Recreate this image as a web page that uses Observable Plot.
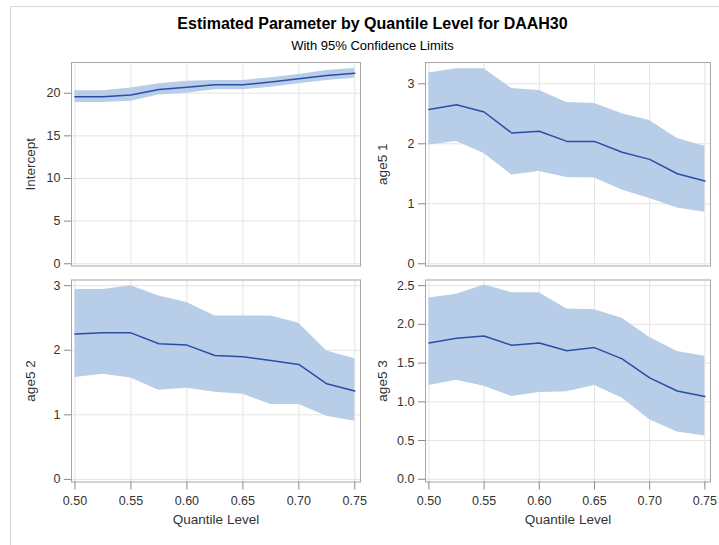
<!DOCTYPE html>
<html>
<head>
<meta charset="utf-8">
<script src="https://cdn.jsdelivr.net/npm/d3@7"></script>
<script src="https://cdn.jsdelivr.net/npm/@observablehq/plot@0.6"></script>
<style>
  html, body { margin: 0; padding: 0; background: #fff; }
  #page { position: relative; width: 719px; height: 545px; overflow: hidden; font-family: "Liberation Sans", Arial, sans-serif; }
  #border { position: absolute; left: 10px; top: 6px; width: 800px; height: 600px; border-top: 1px solid #d9d9d9; border-left: 1px solid #d9d9d9; }
  .title { position: absolute; left: 0; width: 745px; text-align: center; color: #000; }
  svg.panel { position: absolute; overflow: visible; }
  svg.panel g[aria-label$="tick label"] { font-size: 12.5px; }
  svg.panel g[aria-label$="axis label"] { font-size: 13.5px; }
</style>
</head>
<body>
<div id="page">
  <div id="border"></div>
  <div class="title" style="top:15px;font-size:16px;font-weight:bold;">Estimated Parameter by Quantile Level for DAAH30</div>
  <div class="title" style="top:38px;font-size:13px;">With 95% Confidence Limits</div>
</div>
<script>
// ---- data ----
const quantiles = [0.5, 0.525, 0.55, 0.575, 0.6, 0.625, 0.65, 0.675, 0.7, 0.725, 0.75];
const xTicks = [0.5, 0.55, 0.6, 0.65, 0.7, 0.75];

const interceptEst   = [19.57, 19.57, 19.8, 20.43, 20.7, 20.98, 20.98, 21.3, 21.7, 22.07, 22.34];
const interceptLower = [18.9, 18.9, 19.05, 19.8, 20.0, 20.4, 20.4, 20.7, 21.1, 21.5, 21.75];
const interceptUpper = [20.3, 20.3, 20.6, 21.1, 21.4, 21.5, 21.5, 21.8, 22.2, 22.65, 22.9];
const interceptTicks = [0, 5, 10, 15, 20];

const age51Est   = [2.57, 2.65, 2.53, 2.18, 2.21, 2.04, 2.04, 1.86, 1.74, 1.50, 1.38];
const age51Upper = [3.18, 3.25, 3.25, 2.92, 2.89, 2.69, 2.67, 2.50, 2.39, 2.09, 1.96];
const age51Lower = [1.98, 2.04, 1.84, 1.48, 1.54, 1.44, 1.43, 1.23, 1.09, 0.93, 0.86];
const age51Ticks = [0, 1, 2, 3];

const age52Est   = [2.25, 2.27, 2.27, 2.10, 2.08, 1.92, 1.90, 1.84, 1.78, 1.48, 1.37];
const age52Upper = [2.94, 2.94, 3.00, 2.84, 2.74, 2.53, 2.53, 2.53, 2.42, 1.99, 1.87];
const age52Lower = [1.58, 1.63, 1.57, 1.38, 1.41, 1.35, 1.32, 1.16, 1.16, 0.98, 0.90];
const age52Ticks = [0, 1, 2, 3];

const age53Est   = [1.76, 1.82, 1.85, 1.73, 1.76, 1.66, 1.70, 1.555, 1.31, 1.14, 1.07];
const age53Upper = [2.34, 2.39, 2.51, 2.41, 2.41, 2.20, 2.19, 2.08, 1.83, 1.65, 1.59];
const age53Lower = [1.21, 1.28, 1.20, 1.07, 1.12, 1.13, 1.21, 1.05, 0.77, 0.61, 0.56];
const age53Ticks = [0, 0.5, 1, 1.5, 2, 2.5];

// ---- drawing ----
const bandColor = "#b8cde8";
const lineColor = "#2a4da8";
const gridColor = "#e4e4e4";
const frameColor = "#a6a6a6";

function panel(opts) {
  const {est, lower, upper, label, yTicks, yFormat, yDomain, box, frame, showX, labelOffset} = opts;
  const [left, top, width, height] = box;
  const [fx1, fy1, fx2, fy2] = frame;
  const rows = quantiles.map((q, i) => ({q, est: est[i], lo: lower[i], hi: upper[i]}));
  const marks = [
    Plot.gridX(xTicks, {stroke: gridColor, strokeOpacity: 1}),
    Plot.gridY(yTicks, {stroke: gridColor, strokeOpacity: 1}),
    Plot.areaY(rows, {x: "q", y1: "lo", y2: "hi", fill: bandColor, fillOpacity: 1}),
    Plot.lineY(rows, {x: "q", y: "est", stroke: lineColor, strokeWidth: 1.5}),
    Plot.axisY({ticks: yTicks, tickFormat: yFormat, tickSize: 7, tickPadding: 4, stroke: "#888", fill: "#333",
      label, labelAnchor: "center", labelArrow: "none", labelOffset}),
    Plot.frame({stroke: frameColor})
  ];
  if (showX) {
    marks.push(Plot.axisX({ticks: xTicks, tickFormat: d3.format(".2f"), tickSize: 8, tickPadding: 6, stroke: "#888", fill: "#333",
      label: "Quantile Level", labelAnchor: "center", labelArrow: "none", labelOffset: 42}));
  }
  const plot = Plot.plot({
    width, height,
    marginLeft: fx1 - left, marginRight: left + width - fx2,
    marginTop: fy1 - top, marginBottom: top + height - fy2,
    x: {domain: [0.4969, 0.7551], axis: null},
    y: {domain: yDomain, axis: null},
    style: {fontFamily: "'Liberation Sans', Arial, sans-serif", fontSize: "12px", color: "#333", background: "transparent", overflow: "visible"},
    marks
  });
  plot.classList.add("panel");
  plot.style.left = left + "px";
  plot.style.top = top + "px";
  document.getElementById("page").appendChild(plot);
}

panel({est: interceptEst, lower: interceptLower, upper: interceptUpper, label: "Intercept",
  yTicks: interceptTicks, yFormat: d3.format("d"), yDomain: [-0.26, 23.6],
  box: [12, 55, 353, 215], frame: [71, 62, 360, 265.5], showX: false, labelOffset: 46});
panel({est: age51Est, lower: age51Lower, upper: age51Upper, label: "age5 1",
  yTicks: age51Ticks, yFormat: d3.format("d"), yDomain: [-0.037, 3.355],
  box: [366, 55, 353, 215], frame: [425, 62, 710, 265.5], showX: false, labelOffset: 48});
panel({est: age52Est, lower: age52Lower, upper: age52Upper, label: "age5 2",
  yTicks: age52Ticks, yFormat: d3.format("d"), yDomain: [-0.04, 3.088],
  box: [12, 272, 353, 270], frame: [71, 279.5, 360, 481.5], showX: true, labelOffset: 46});
panel({est: age53Est, lower: age53Lower, upper: age53Upper, label: "age5 3",
  yTicks: age53Ticks, yFormat: d3.format(".1f"), yDomain: [-0.035, 2.573],
  box: [366, 272, 353, 270], frame: [425, 279.5, 710, 481.5], showX: true, labelOffset: 48});
</script>
</body>
</html>
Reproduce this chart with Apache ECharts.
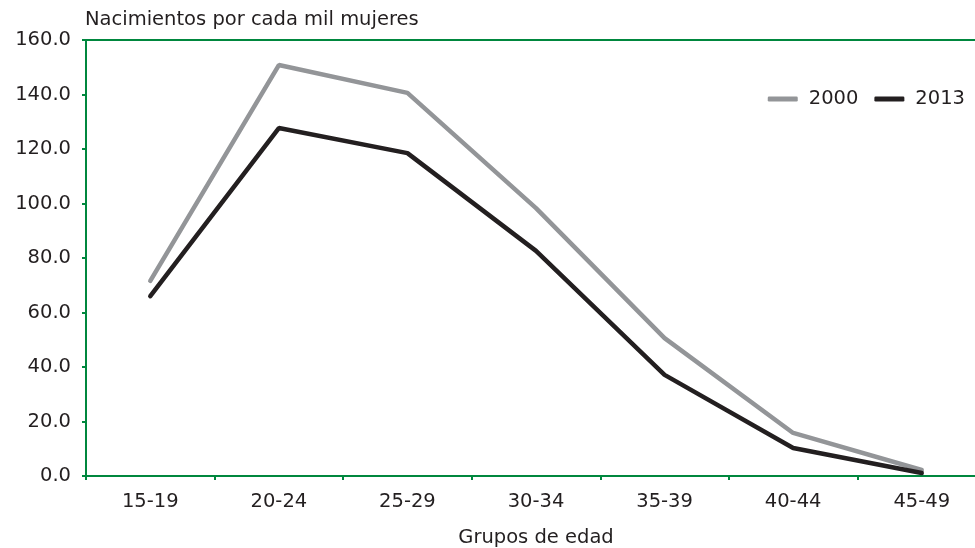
<!DOCTYPE html>
<html>
<head>
<meta charset="utf-8">
<script src="https://cdn.jsdelivr.net/npm/echarts@6/dist/echarts.min.js"></script>
<style>
  html, body { margin: 0; padding: 0; background: #fff; }
  #chart { width: 975px; height: 548px; }
</style>
</head>
<body>
<div id="chart"></div>
<script>
// grupos de edad y tasas (nacimientos por cada mil mujeres)
const categories = ['15-19', '20-24', '25-29', '30-34', '35-39', '40-44', '45-49'];
const values2000 = [71.6, 150.8, 140.6, 98.3, 50.6, 15.8, 2.2];
const values2013 = [66.0, 127.7, 118.5, 82.6, 37.1, 10.3, 1.1];

const green = '#00873e';
const ink = '#231f20';
const font = '"DejaVu Sans", sans-serif';

const myChart = echarts.init(document.getElementById('chart'));

const option = {
  animation: false,
  textStyle: { fontFamily: font },
  grid: {
    left: 86,
    width: 900,
    top: 40,
    bottom: 72,
    show: true,
    borderColor: green,
    borderWidth: 2,
    containLabel: false,
    outerBoundsMode: 'none'
  },
  legend: {
    right: 5,
    top: 84,
    itemWidth: 30,
    itemHeight: 5,
    itemGap: 16,
    icon: 'roundRect',
    textStyle: { fontSize: 19.5, color: ink, fontFamily: font, padding: [0, 0, 0, 6] },
    data: ['2000', '2013']
  },
  xAxis: {
    type: 'category',
    data: categories,
    boundaryGap: true,
    name: 'Grupos de edad',
    nameLocation: 'middle',
    nameGap: 52,
    nameTextStyle: { fontSize: 19.5, color: ink, fontFamily: font },
    axisLine: { lineStyle: { color: green, width: 2 } },
    axisTick: { show: true, length: 4, lineStyle: { color: green, width: 2 } },
    axisLabel: { fontSize: 19.5, color: ink, margin: 16, fontFamily: font }
  },
  yAxis: {
    type: 'value',
    min: 0,
    max: 160,
    interval: 20,
    name: 'Nacimientos por cada mil mujeres',
    nameLocation: 'end',
    nameGap: 10,
    nameTextStyle: { fontSize: 19.5, color: ink, align: 'left', padding: [0, 0, 0, -1], fontFamily: font },
    axisLine: { show: true, lineStyle: { color: green, width: 2 } },
    axisTick: { show: true, length: 4, lineStyle: { color: green, width: 2 } },
    splitLine: { show: false },
    axisLabel: {
      fontSize: 19.5,
      color: ink,
      margin: 15,
      fontFamily: font,
      formatter: v => v.toFixed(1)
    }
  },
  series: [
    {
      name: '2000',
      type: 'line',
      data: values2000,
      symbol: 'none',
      lineStyle: { color: '#939598', width: 4.5, cap: 'round' },
      itemStyle: { color: '#939598' }
    },
    {
      name: '2013',
      type: 'line',
      data: values2013,
      symbol: 'none',
      lineStyle: { color: ink, width: 4.5, cap: 'round' },
      itemStyle: { color: ink }
    }
  ]
};

myChart.setOption(option);
</script>
</body>
</html>
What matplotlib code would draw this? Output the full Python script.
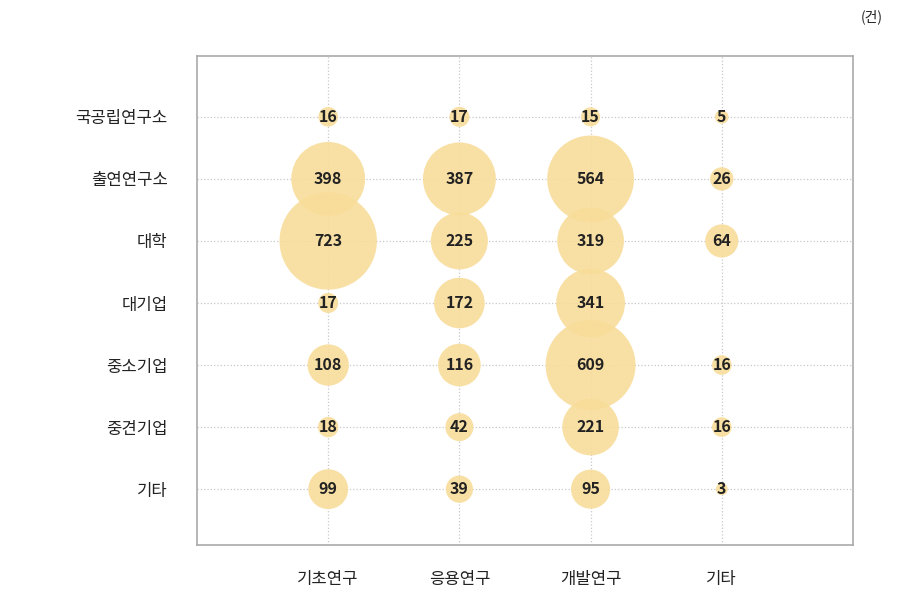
import numpy as np
import matplotlib.pyplot as plt

plt.rcParams['font.family'] = ['Noto Sans CJK KR', 'DejaVu Sans']

# -------- data --------
rows = ["국공립연구소", "출연연구소", "대학", "대기업", "중소기업", "중견기업", "기타"]
cols = ["기초연구", "응용연구", "개발연구", "기타"]

basic = [16, 398, 723, 17, 108, 18, 99]
applied = [17, 387, 225, 172, 116, 42, 39]
develop = [15, 564, 319, 341, 609, 221, 95]
other = [5, 26, 64, np.nan, 16, 16, 3]

values = np.array([basic, applied, develop, other], dtype=float)

# -------- plot --------
fig = plt.figure(figsize=(9.05, 6.11), dpi=100)
ax = fig.add_axes([0.2177, 0.108, 0.7248, 0.8003])

for ci in range(len(cols)):
    for ri in range(len(rows)):
        v = values[ci, ri]
        if np.isnan(v):
            continue
        # bubble diameter grows with sqrt of the count (plus a small minimum)
        d_pt = (6 + 3.4 * np.sqrt(v)) * 0.72
        ax.scatter(ci, ri, s=d_pt ** 2, color="#F8DC98", alpha=0.88,
                   edgecolors="none", zorder=2)
        ax.text(ci, ri, f"{int(v)}", ha="center", va="center",
                fontsize=11.5, fontweight="bold", color="#222222", zorder=3)

ax.set_xlim(-1, 4)
ax.set_ylim(6.9, -0.98)
ax.set_xticks(range(len(cols)))
ax.set_xticklabels(cols)
ax.set_yticks(range(len(rows)))
ax.set_yticklabels(rows)
ax.tick_params(length=0, labelsize=12, labelcolor="#222222")
ax.tick_params(axis="y", pad=21)
ax.tick_params(axis="x", pad=19)

ax.grid(True, linestyle=":", color="#c8c8c8", linewidth=0.9, zorder=0)
ax.set_axisbelow(True)
for sp in ax.spines.values():
    sp.set_color("#aaaaaa")
    sp.set_linewidth(1.2)

fig.text(0.975, 0.972, "(건)", ha="right", va="center", fontsize=10, color="#222222")

fig.savefig("out.png", dpi=100)
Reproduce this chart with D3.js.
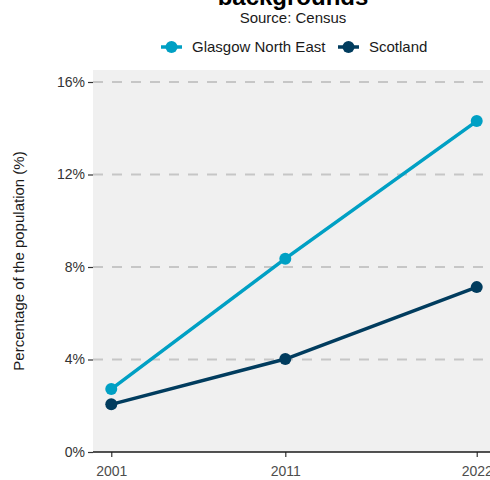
<!DOCTYPE html>
<html>
<head>
<meta charset="utf-8">
<script src="https://cdn.jsdelivr.net/npm/d3@7"></script>
<style>
  html, body { margin: 0; padding: 0; background: #ffffff; }
  svg { display: block; font-family: "Liberation Sans", Arial, Helvetica, sans-serif; }
</style>
</head>
<body>
<svg id="chart" width="490" height="480"></svg>
<script>
// Census years and share of the population for each area
const years = [2001, 2011, 2022];
const glasgowNorthEast = [2.72, 8.36, 14.31];
const scotland = [2.06, 4.02, 7.13];
const seriesNames = ["Glasgow North East", "Scotland"];
const seriesColors = ["#00a0c4", "#013c5e"];
const yTicks = [0, 4, 8, 12, 16];

const series = [
  { name: seriesNames[0], color: seriesColors[0], values: glasgowNorthEast },
  { name: seriesNames[1], color: seriesColors[1], values: scotland }
];

const svg = d3.select("#chart");

// Panel geometry
const panel = { left: 93, right: 495, top: 70, bottom: 452 };

const x = d3.scaleLinear()
  .domain([2001 - 1.05, 2022 + 1.05])
  .range([panel.left, panel.right]);

const y = d3.scaleLinear()
  .domain([0, 16])
  .range([panel.bottom, panel.bottom - 370]);

// Panel background
svg.append("rect")
  .attr("x", panel.left).attr("y", panel.top)
  .attr("width", panel.right - panel.left)
  .attr("height", panel.bottom - panel.top)
  .attr("fill", "#f0f0f0");

// Horizontal dashed gridlines
svg.append("g")
  .selectAll("line")
  .data(yTicks.filter(d => d > 0))
  .join("line")
  .attr("x1", panel.left).attr("x2", panel.right)
  .attr("y1", d => y(d)).attr("y2", d => y(d))
  .attr("stroke", "#c6c6c6")
  .attr("stroke-width", 2)
  .attr("stroke-dasharray", "10,9");

// Y axis
const yAxis = d3.axisLeft(y)
  .tickValues(yTicks)
  .tickFormat(d => d + "%")
  .tickSize(5)
  .tickPadding(3);

const yg = svg.append("g")
  .attr("transform", `translate(${panel.left},0)`)
  .call(yAxis);
yg.select(".domain").remove();
yg.selectAll(".tick line").attr("stroke", "#333333").attr("stroke-width", 1.2);
yg.selectAll(".tick text")
  .attr("fill", "#333333")
  .style("font-size", "14px")
  .style("font-family", "Liberation Sans, Arial, sans-serif");

// X axis
const xAxis = d3.axisBottom(x)
  .tickValues(years)
  .tickFormat(d3.format("d"))
  .tickSize(5)
  .tickPadding(9);

const xg = svg.append("g")
  .attr("transform", `translate(0,${panel.bottom})`)
  .call(xAxis);
xg.select(".domain").remove();
xg.selectAll(".tick line").attr("stroke", "#333333").attr("stroke-width", 1.2);
xg.selectAll(".tick text")
  .attr("fill", "#4d4d4d")
  .style("font-size", "14px")
  .style("font-family", "Liberation Sans, Arial, sans-serif");

// Baseline axis line
svg.append("line")
  .attr("x1", panel.left).attr("x2", panel.right)
  .attr("y1", panel.bottom).attr("y2", panel.bottom)
  .attr("stroke", "#1a1a1a")
  .attr("stroke-width", 1.5);

// Lines and points
const line = d3.line()
  .x((d, i) => x(years[i]))
  .y(d => y(d));

const sg = svg.append("g")
  .selectAll("g")
  .data(series)
  .join("g");

sg.append("path")
  .attr("d", d => line(d.values))
  .attr("fill", "none")
  .attr("stroke", d => d.color)
  .attr("stroke-width", 3.5)
  .attr("stroke-linejoin", "round");

sg.selectAll("circle")
  .data(d => d.values.map((v, i) => ({ v, i, color: d.color })))
  .join("circle")
  .attr("cx", d => x(years[d.i]))
  .attr("cy", d => y(d.v))
  .attr("r", 6)
  .attr("fill", d => d.color);

// Y axis title
svg.append("text")
  .attr("transform", `translate(24,${(panel.top + panel.bottom) / 2}) rotate(-90)`)
  .attr("text-anchor", "middle")
  .attr("fill", "#1a1a1a")
  .style("font-size", "15px")
  .text("Percentage of the population (%)");

// Title and subtitle
svg.append("text")
  .attr("x", 293).attr("y", 5)
  .attr("text-anchor", "middle")
  .attr("fill", "#000000")
  .style("font-size", "24px")
  .style("font-weight", "bold")
  .text("backgrounds");

svg.append("text")
  .attr("x", 293).attr("y", 23)
  .attr("text-anchor", "middle")
  .attr("fill", "#1a1a1a")
  .style("font-size", "15px")
  .text("Source: Census");

// Legend
const legendX = [161, 338];
const lg = svg.append("g")
  .selectAll("g")
  .data(series)
  .join("g")
  .attr("transform", (d, i) => `translate(${legendX[i]},47)`);

lg.append("line")
  .attr("x1", 0).attr("x2", 21)
  .attr("stroke", d => d.color)
  .attr("stroke-width", 3.5);

lg.append("circle")
  .attr("cx", 10.5).attr("r", 6)
  .attr("fill", d => d.color);

lg.append("text")
  .attr("x", 31).attr("y", 5)
  .attr("fill", "#1a1a1a")
  .style("font-size", "15px")
  .text(d => d.name);
</script>
</body>
</html>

--*--

## [EXERCISE DESCRIPTION]
In the listing above, find the line with "What matplotlib code" and the line with "plt.rcParams['font.family'] = ['Noto". Copy exactly those lines and all between them, minus the images.

## [EXERCISE RESULT]
What matplotlib code would draw this? Output the full Python script.
import numpy as np
import matplotlib.pyplot as plt

plt.rcParams['font.family'] = ['Noto Sans CJK KR', 'DejaVu Sans']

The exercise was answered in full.